**Raw data:**
= = = = =
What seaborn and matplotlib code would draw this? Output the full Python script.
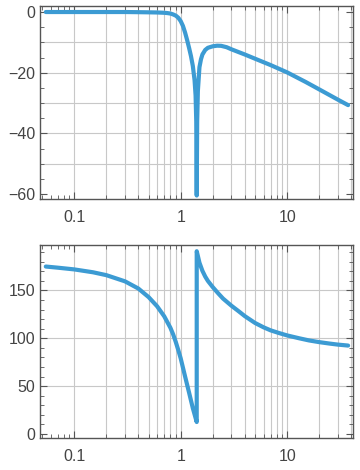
= = = = =
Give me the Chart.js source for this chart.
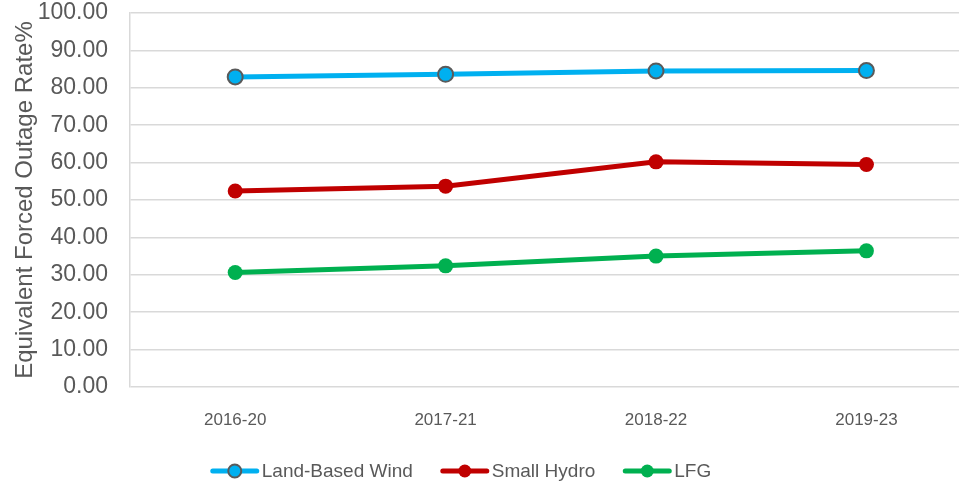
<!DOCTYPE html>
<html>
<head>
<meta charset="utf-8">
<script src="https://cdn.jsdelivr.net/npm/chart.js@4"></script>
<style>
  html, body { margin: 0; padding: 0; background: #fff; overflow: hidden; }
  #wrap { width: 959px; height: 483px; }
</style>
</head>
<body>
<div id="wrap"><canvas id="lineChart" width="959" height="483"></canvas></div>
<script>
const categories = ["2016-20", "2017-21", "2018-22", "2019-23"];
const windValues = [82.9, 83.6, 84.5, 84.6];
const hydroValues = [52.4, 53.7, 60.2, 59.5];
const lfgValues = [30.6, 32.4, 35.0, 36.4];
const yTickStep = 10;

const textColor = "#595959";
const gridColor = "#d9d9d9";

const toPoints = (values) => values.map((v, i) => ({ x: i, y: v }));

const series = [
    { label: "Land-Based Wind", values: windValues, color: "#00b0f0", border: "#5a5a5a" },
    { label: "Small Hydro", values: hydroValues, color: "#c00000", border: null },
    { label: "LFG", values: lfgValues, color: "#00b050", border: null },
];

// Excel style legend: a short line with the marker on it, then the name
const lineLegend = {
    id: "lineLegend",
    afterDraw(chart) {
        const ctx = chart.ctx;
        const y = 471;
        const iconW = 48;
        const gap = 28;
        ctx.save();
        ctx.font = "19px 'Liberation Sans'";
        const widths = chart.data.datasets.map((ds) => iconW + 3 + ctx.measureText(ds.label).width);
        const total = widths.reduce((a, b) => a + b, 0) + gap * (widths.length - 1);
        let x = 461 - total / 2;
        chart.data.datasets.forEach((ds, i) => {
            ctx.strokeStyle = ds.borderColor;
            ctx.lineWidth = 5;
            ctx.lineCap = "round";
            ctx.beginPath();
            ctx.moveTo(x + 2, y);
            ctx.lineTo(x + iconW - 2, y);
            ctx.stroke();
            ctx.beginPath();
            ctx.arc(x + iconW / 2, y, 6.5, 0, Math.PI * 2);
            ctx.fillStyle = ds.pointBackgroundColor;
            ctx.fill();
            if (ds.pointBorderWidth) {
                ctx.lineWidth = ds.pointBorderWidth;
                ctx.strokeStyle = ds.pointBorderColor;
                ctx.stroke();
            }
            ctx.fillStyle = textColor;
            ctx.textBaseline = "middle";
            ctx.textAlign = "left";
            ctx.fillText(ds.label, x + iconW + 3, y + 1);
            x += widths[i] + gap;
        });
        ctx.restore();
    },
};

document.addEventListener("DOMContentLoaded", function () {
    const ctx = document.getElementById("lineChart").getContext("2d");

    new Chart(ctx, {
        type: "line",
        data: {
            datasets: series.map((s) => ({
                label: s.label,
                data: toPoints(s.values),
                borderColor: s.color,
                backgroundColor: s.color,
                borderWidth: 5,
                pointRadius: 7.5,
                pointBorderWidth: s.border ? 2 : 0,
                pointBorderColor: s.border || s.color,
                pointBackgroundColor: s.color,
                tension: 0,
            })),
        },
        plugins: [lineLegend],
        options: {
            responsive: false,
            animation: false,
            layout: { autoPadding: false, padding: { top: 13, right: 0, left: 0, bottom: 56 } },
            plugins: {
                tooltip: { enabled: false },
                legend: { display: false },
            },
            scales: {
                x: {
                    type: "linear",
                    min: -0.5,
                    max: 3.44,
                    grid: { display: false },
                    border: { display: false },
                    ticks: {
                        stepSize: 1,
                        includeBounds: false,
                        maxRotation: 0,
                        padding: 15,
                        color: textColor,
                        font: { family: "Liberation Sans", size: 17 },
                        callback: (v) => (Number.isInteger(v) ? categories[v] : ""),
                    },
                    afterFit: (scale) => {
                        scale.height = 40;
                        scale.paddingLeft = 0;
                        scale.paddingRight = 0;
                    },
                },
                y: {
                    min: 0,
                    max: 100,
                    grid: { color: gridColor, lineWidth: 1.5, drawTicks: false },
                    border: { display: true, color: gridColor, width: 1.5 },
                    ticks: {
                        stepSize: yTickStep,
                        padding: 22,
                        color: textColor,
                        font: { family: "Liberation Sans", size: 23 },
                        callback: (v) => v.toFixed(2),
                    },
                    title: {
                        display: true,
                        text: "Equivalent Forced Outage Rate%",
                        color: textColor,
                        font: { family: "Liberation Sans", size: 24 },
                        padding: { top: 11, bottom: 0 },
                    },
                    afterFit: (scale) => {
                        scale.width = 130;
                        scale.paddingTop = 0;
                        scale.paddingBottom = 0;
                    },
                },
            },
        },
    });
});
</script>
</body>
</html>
= = = = =
Return each line among the entries that holds the word "script".

**Result:**
What seaborn and matplotlib code would draw this? Output the full Python script.
<script src="https://cdn.jsdelivr.net/npm/chart.js@4"></script>
<script>
</script>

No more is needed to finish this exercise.